EXERCISE DESCRIPTION:
Reproduce, character for character, the entries from their opening line through the line with "(0,0) rectangle (4788,2763);".

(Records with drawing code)
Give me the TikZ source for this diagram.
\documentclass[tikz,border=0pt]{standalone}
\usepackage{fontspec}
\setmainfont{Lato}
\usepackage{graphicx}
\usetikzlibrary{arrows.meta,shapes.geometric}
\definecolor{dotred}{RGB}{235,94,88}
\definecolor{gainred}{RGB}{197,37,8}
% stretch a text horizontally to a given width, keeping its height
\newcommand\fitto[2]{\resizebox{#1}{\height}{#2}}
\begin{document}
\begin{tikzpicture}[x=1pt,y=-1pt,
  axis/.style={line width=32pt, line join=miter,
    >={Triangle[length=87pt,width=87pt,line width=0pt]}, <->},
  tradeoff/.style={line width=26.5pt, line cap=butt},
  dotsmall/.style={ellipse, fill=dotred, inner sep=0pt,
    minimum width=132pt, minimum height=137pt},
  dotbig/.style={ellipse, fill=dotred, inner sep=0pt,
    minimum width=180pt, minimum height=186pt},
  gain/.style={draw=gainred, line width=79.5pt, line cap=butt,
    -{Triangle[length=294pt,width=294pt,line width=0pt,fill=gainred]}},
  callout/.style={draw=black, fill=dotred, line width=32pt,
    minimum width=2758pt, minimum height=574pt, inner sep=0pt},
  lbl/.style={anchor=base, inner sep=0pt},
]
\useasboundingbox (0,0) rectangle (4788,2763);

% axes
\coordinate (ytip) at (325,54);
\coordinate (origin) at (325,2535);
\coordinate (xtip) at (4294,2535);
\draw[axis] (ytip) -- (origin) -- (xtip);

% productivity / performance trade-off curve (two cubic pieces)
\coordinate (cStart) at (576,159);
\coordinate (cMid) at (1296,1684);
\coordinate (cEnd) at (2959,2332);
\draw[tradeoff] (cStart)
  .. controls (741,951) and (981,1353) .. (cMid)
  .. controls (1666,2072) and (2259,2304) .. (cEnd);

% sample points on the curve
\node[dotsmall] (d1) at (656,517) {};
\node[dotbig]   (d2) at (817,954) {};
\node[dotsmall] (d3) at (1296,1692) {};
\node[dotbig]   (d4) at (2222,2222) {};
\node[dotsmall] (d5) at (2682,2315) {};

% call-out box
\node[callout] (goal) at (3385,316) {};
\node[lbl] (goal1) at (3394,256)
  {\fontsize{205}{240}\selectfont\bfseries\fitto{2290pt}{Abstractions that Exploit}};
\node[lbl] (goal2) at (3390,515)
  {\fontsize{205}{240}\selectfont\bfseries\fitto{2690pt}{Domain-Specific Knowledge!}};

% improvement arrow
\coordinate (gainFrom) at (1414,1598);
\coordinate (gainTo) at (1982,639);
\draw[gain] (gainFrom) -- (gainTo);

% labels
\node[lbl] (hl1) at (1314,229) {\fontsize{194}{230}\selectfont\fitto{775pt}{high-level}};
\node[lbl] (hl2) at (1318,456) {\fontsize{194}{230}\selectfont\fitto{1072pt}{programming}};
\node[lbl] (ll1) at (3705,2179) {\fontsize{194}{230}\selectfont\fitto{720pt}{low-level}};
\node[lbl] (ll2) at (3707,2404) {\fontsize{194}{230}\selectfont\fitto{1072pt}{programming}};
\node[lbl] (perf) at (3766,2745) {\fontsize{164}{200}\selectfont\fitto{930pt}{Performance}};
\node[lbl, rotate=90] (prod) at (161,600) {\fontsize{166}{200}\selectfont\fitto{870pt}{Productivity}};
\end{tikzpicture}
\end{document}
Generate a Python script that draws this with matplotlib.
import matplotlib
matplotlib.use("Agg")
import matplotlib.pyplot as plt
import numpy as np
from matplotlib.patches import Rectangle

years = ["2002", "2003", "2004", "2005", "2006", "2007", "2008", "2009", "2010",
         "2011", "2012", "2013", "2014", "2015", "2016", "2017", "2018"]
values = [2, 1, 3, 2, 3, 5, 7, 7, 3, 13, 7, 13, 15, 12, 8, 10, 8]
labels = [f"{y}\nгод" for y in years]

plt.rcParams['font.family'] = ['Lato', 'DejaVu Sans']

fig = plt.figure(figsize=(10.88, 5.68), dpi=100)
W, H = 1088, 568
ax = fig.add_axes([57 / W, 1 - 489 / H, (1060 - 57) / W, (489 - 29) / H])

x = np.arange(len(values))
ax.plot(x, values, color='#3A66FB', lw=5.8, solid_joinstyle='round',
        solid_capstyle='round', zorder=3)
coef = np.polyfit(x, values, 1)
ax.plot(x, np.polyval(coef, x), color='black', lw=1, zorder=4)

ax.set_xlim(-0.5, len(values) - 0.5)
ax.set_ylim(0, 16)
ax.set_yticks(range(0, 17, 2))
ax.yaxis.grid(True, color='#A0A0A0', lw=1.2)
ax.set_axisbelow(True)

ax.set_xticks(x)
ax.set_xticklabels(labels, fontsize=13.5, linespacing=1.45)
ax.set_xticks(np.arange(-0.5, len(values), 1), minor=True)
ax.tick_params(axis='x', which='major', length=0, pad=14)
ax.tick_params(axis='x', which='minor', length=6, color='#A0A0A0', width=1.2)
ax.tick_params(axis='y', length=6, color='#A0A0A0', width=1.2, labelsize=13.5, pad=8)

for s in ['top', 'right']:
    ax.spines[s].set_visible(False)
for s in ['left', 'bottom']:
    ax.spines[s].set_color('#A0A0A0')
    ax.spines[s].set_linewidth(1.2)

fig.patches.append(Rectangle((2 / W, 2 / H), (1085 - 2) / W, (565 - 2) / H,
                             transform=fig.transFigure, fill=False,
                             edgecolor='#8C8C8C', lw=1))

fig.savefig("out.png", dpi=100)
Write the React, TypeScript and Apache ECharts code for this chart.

THE SOLUTION:
Give me the TikZ source for this diagram.
\documentclass[tikz,border=0pt]{standalone}
\usepackage{fontspec}
\setmainfont{Lato}
\usepackage{graphicx}
\usetikzlibrary{arrows.meta,shapes.geometric}
\definecolor{dotred}{RGB}{235,94,88}
\definecolor{gainred}{RGB}{197,37,8}
% stretch a text horizontally to a given width, keeping its height
\newcommand\fitto[2]{\resizebox{#1}{\height}{#2}}
\begin{document}
\begin{tikzpicture}[x=1pt,y=-1pt,
  axis/.style={line width=32pt, line join=miter,
    >={Triangle[length=87pt,width=87pt,line width=0pt]}, <->},
  tradeoff/.style={line width=26.5pt, line cap=butt},
  dotsmall/.style={ellipse, fill=dotred, inner sep=0pt,
    minimum width=132pt, minimum height=137pt},
  dotbig/.style={ellipse, fill=dotred, inner sep=0pt,
    minimum width=180pt, minimum height=186pt},
  gain/.style={draw=gainred, line width=79.5pt, line cap=butt,
    -{Triangle[length=294pt,width=294pt,line width=0pt,fill=gainred]}},
  callout/.style={draw=black, fill=dotred, line width=32pt,
    minimum width=2758pt, minimum height=574pt, inner sep=0pt},
  lbl/.style={anchor=base, inner sep=0pt},
]
\useasboundingbox (0,0) rectangle (4788,2763);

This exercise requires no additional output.